The Score on Believe What You Want To Believe [Last Modified on 2006.12.03]
It is important to understand that we fully support your right to believe whatever you want to believe, regardless of the supporting facts, or lack thereof. We firmly support your right to your own personal beliefs, and we would gladly argue for you to maintain that right. That said, it is equally important to understand that we maintain the right to not believe what you believe, and to think that what you believe is silly. Just because you believe something passionately, don't expect us to respect that belief. We will respect your right to hold that belief, but not necessarily the belief itself.
The main issue here is that we should all have the right to believe whatever we want to believe, as long as that belief doesn't infringe on the rights of others.
There has been a push in recent years to accept all worldviews, beliefs, cultures and lifestyles as equally valid — in large part, this is based on the Politically Correct movement. The problem is that such "even-handedness" and "fairness" does not — and cannot — extend to actual facts. Your choice to hold a certain faith-based belief is "valid," and should be supported, even if someone disagrees with your belief or lifestyle. This does not mean that your actual belief itself is factually valid. We must differentiate between culturally respecting each other's decisions, and examining the facts and supporting evidence for any opinion. You may think that Creationism — a purely faith-based belief — is equal to or more valid than the fact-based theory of evolution; but empirically, the facts and evidence demonstrate that this is not the case. Asserting that all beliefs of any type should be treated equally is nothing more than misguided Politically Correct nonsense.
While fact-based beliefs should be viewed as separate from faith-based beliefs, it is important to note that all faith-based beliefs are equal in merit, and should be treated as such. To us, Christianity equals Judaism equals Hinduism equals ESP equals Crystal Healing equals Astrology equals UFO abductions, ad infinitum. These are all examples of beliefs based on faith instead of facts, and they are all the same to us. A common tendency among humans is to believe that your faith-based beliefs are valid and worthy of respect, while the beliefs of others are just silly and/or dangerous. Remember that just because you think Christianity is the only valid faith-based belief, someone else who thinks that Astrology is the only valid faith-based belief won't automatically concede the divinity of the Bible — and we won't concede the validity of either of those beliefs. It is the whole menagerie of faith-based beliefs — any and all of them — that cannot be permitted to infringe upon the rights of others.
A primary example of how faith-based beliefs can infringe upon others is by forcing or even just pressuring others to adhere to your beliefs. This can happen in the form of proselytizing, or having your beliefs mandated as law. Examples of people trying to impose their beliefs as laws are in abundance in the United States these days, including laws and positions on abortion, stem cell research, and homosexual marriage. A particularly sickening example of pressuring others into beliefs that they do not share has been recorded recently in Southeast Asia. It seems that certain faith-based relief workers have been withholding emergency care and supplies if the needy failed to embrace Christianity.
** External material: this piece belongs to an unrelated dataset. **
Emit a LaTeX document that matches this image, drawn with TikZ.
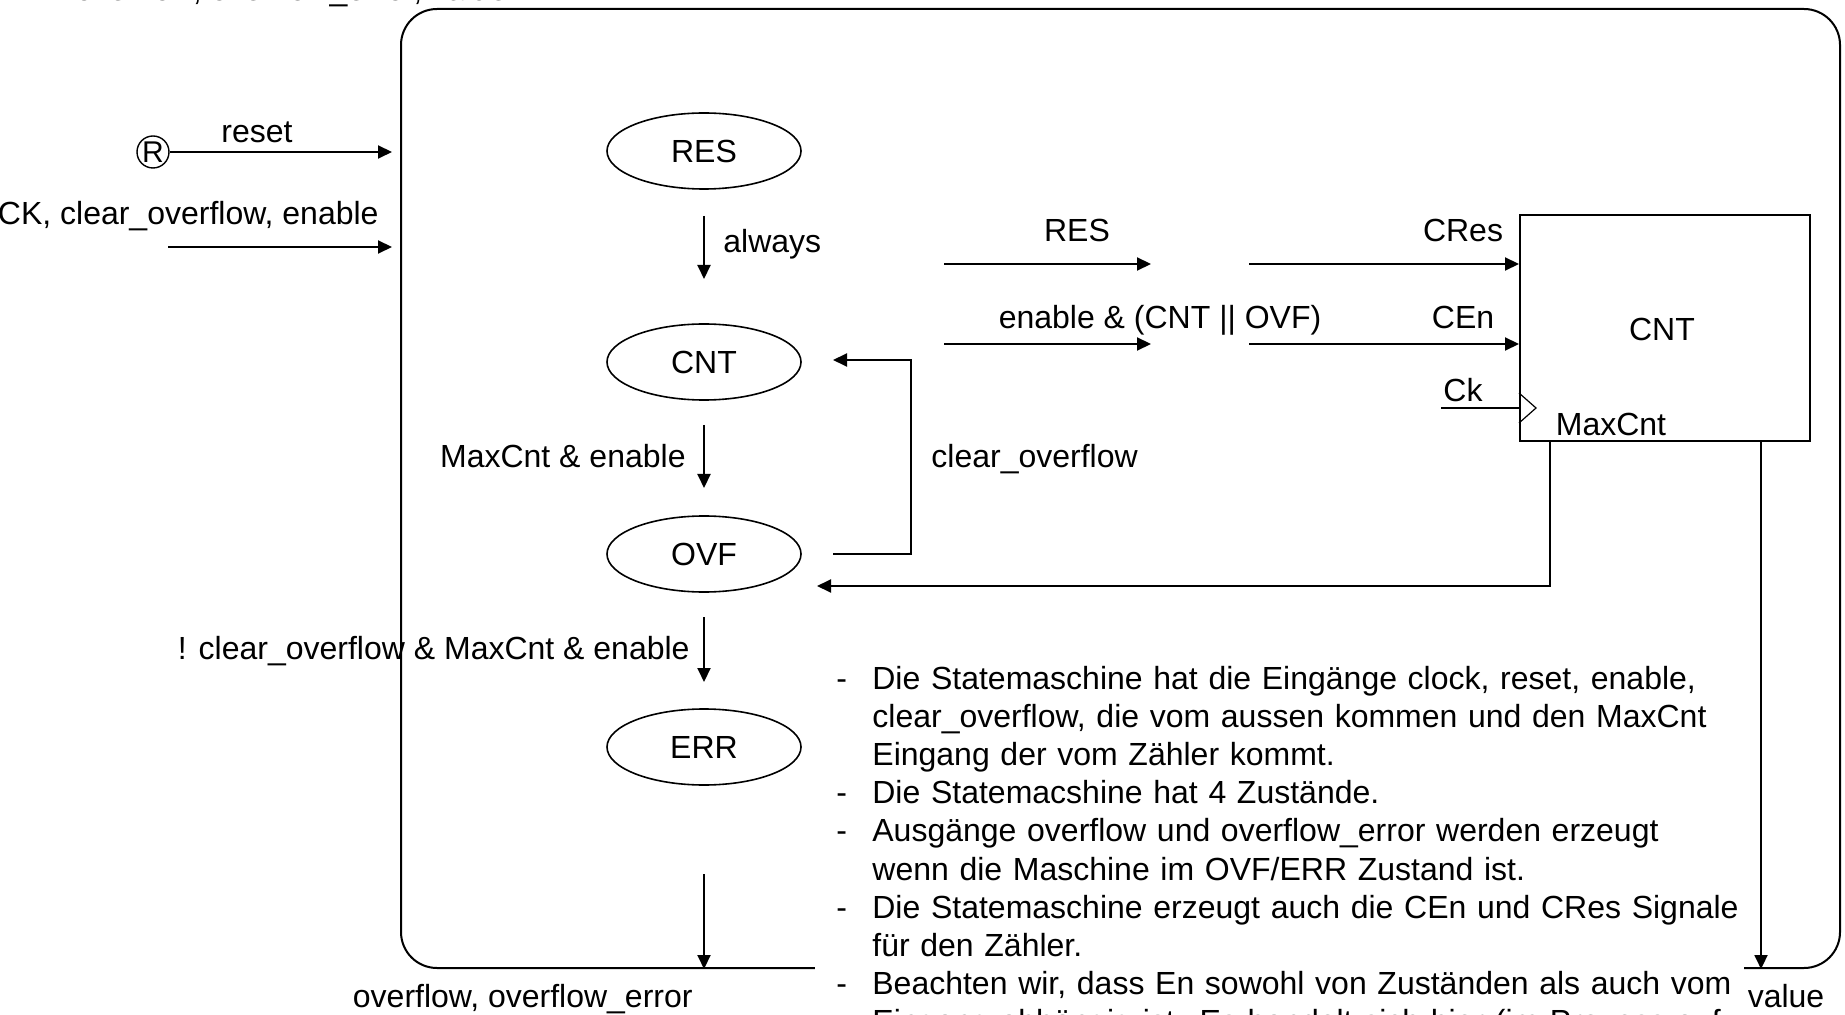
\documentclass[tikz,border=0pt]{standalone}
\usepackage{fontspec}
\setmainfont{Liberation Sans}
\usetikzlibrary{arrows.meta,shapes.geometric,calc}
% bullet and continuation indents for the notes block
\newcommand\notebullet{\hspace*{10.5pt}\makebox[18pt][l]{-}}
\newcommand\notecont{\hspace*{28.5pt}}
\begin{document}
\begin{tikzpicture}[x=0.5pt,y=-0.5pt,
  every node/.style={font=\fontsize{16pt}{19.1pt}\selectfont, inner sep=0pt},
  state/.style={ellipse, draw, line width=0.8pt, minimum width=97pt, minimum height=38pt},
  sig/.style={line width=1pt, -{Triangle[length=7pt,width=6.5pt]}},
  wire/.style={line width=1pt},
  lbl/.style={anchor=base}]
\useasboundingbox (0,0) rectangle (1845,1015);
\fill[white] (0,0) rectangle (1845,1015);

% outputs listed above the frame
\node[anchor=base west] (outtop) at (75,1) {overflow, overflow\_error, value};

% enclosing state machine frame
\node[draw, line width=1pt, rounded corners=18pt, anchor=north west,
      minimum width=719.5pt, minimum height=479.5pt] (fsm) at (400,8) {};

% external inputs
\node[circle, draw, line width=0.7pt, minimum size=16pt,
      font=\fontsize{15pt}{15pt}\selectfont] (rst) at (153,152) {R};
\coordinate (rstIn) at (392,152);
\draw[sig] (rst) -- (rstIn);
\node[lbl] (rstlbl) at (257,143) {reset};

\node[anchor=base east] (inlbl) at (379,225) {CK, clear\_overflow, enable};
\coordinate (inA) at (168,247);
\coordinate (inB) at (392,247);
\draw[sig] (inA) -- (inB);

% states
\node[state] (sRES) at (704,151) {RES};
\node[state] (sCNT) at (704,362) {CNT};
\node[state] (sOVF) at (704,554) {OVF};
\node[state] (sERR) at (704,747) {ERR};

% transitions
\coordinate (t1a) at (704,216); \coordinate (t1b) at (704,279);
\draw[sig] (t1a) -- (t1b);
\node[anchor=base west] (t1lbl) at (723,253) {always};

\coordinate (t2a) at (704,425); \coordinate (t2b) at (704,488);
\draw[sig] (t2a) -- (t2b);
\node[anchor=base east] (t2lbl) at (686,467) {MaxCnt \& enable};

\coordinate (t3a) at (704,617); \coordinate (t3b) at (704,682);
\draw[sig] (t3a) -- (t3b);
\node[anchor=base east] (t3lbl) at (690,659) {! clear\_overflow \& MaxCnt \& enable};

\coordinate (clA) at (833,554); \coordinate (clB) at (833,360);
\draw[sig] (clA) -- ++(78,0) |- (clB);
\node[anchor=base west] (cllbl) at (931,467) {clear\_overflow};

% outputs of the state machine
\coordinate (outA) at (704,874);
\draw[sig] (outA) -- (outA |- fsm.south);
\node[anchor=base east] (outlbl) at (693,1007) {overflow, overflow\_error};

% counter block
\node[draw, line width=1pt, minimum width=145pt, minimum height=113pt] (ctr) at (1665,328) {};
\node[lbl] (ctrname) at (1662,341) {CNT};
\node[lbl] (maxlbl) at (1611,436) {MaxCnt};

% control signals to the counter
\coordinate (resA) at (944,264); \coordinate (resB) at (1151,264);
\draw[sig] (resA) -- (resB);
\node[lbl] (reslbl) at (1077,242) {RES};
\coordinate (enA) at (944,344); \coordinate (enB) at (1151,344);
\draw[sig] (enA) -- (enB);
\node[lbl] (enlbl) at (1160,329) {enable \& (CNT || OVF)};

\coordinate (cresA) at (1249,264);
\draw[sig] (cresA) -- (cresA -| ctr.west);
\node[lbl] (creslbl) at (1463,242) {CRes};
\coordinate (cenA) at (1249,344);
\draw[sig] (cenA) -- (cenA -| ctr.west);
\node[lbl] (cenlbl) at (1463,329) {CEn};

\coordinate (ckA) at (1441,408);
\draw[wire] (ckA) -- (ckA -| ctr.west);
\node[lbl] (cklbl) at (1463,402) {Ck};
\draw[line width=0.6pt] ($(ckA -| ctr.west)+(0,-15)$) -- ($(ckA -| ctr.west)+(17,0)$) -- ($(ckA -| ctr.west)+(0,15)$);

% MaxCnt back to the state machine
\coordinate (fbEnd) at (817,586);
\draw[sig] ([xshift=15.5pt]ctr.south west) |- (fbEnd);

% counter value output
\coordinate (valTop) at ([xshift=-25pt]ctr.south east);
\draw[sig] (valTop) -- (valTop |- fsm.south);
\node[lbl] (vallbl) at (1786,1007) {value};

% notes
\node[anchor=base west, fill=white, text width=464.5pt, align=left] (notes) at (815,689) {%
\notebullet Die Statemaschine hat die Eingänge clock, reset, enable,\\
\notecont clear\_overflow, die vom aussen kommen und den MaxCnt\\
\notecont Eingang der vom Zähler kommt.\\
\notebullet Die Statemacshine hat 4 Zustände.\\
\notebullet Ausgänge overflow und overflow\_error werden erzeugt\\
\notecont wenn die Maschine im OVF/ERR Zustand ist.\\
\notebullet Die Statemaschine erzeugt auch die CEn und CRes Signale\\
\notecont für den Zähler.\\
\notebullet Beachten wir, dass En sowohl von Zuständen als auch vom\\
\notecont Eingang abhängig ist. Es handelt sich hier (im Prozess auf};
\end{tikzpicture}
\end{document}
Another example of how faith-based beliefs can infringe upon others is when your beliefs dictate discrimination against another person or group. This can happen if your belief states that women are inferior to men, that homosexuals are inferior to heterosexuals, or that pagans are inferior to Judeo-Christians — or, even if you don't claim this inferiority, you are claiming that a group's rights should somehow be limited or revoked.
An oft overlooked way in which faith-based beliefs can infringe upon the rights of others is through the portrayal of a faith-based system as scientifically sound in order to propagate that belief system. An example of this would be stating that there is sound scientific evidence to support the benefits of homeopathic remedies, or any other form of medical quackery. This is a fabrication intended to increase belief in a faith-based system, and the possible results of this fabrication could be detrimental to the education, the well-being, or even the health of other people. Such ramifications make this type of behavior dangerous and unacceptable.
The bottom line is that as long as you aren't infringing on the rights of others, you can believe whatever you want to believe — just don't expect that your belief is protected from criticism, or that it is universally worthy of reverence.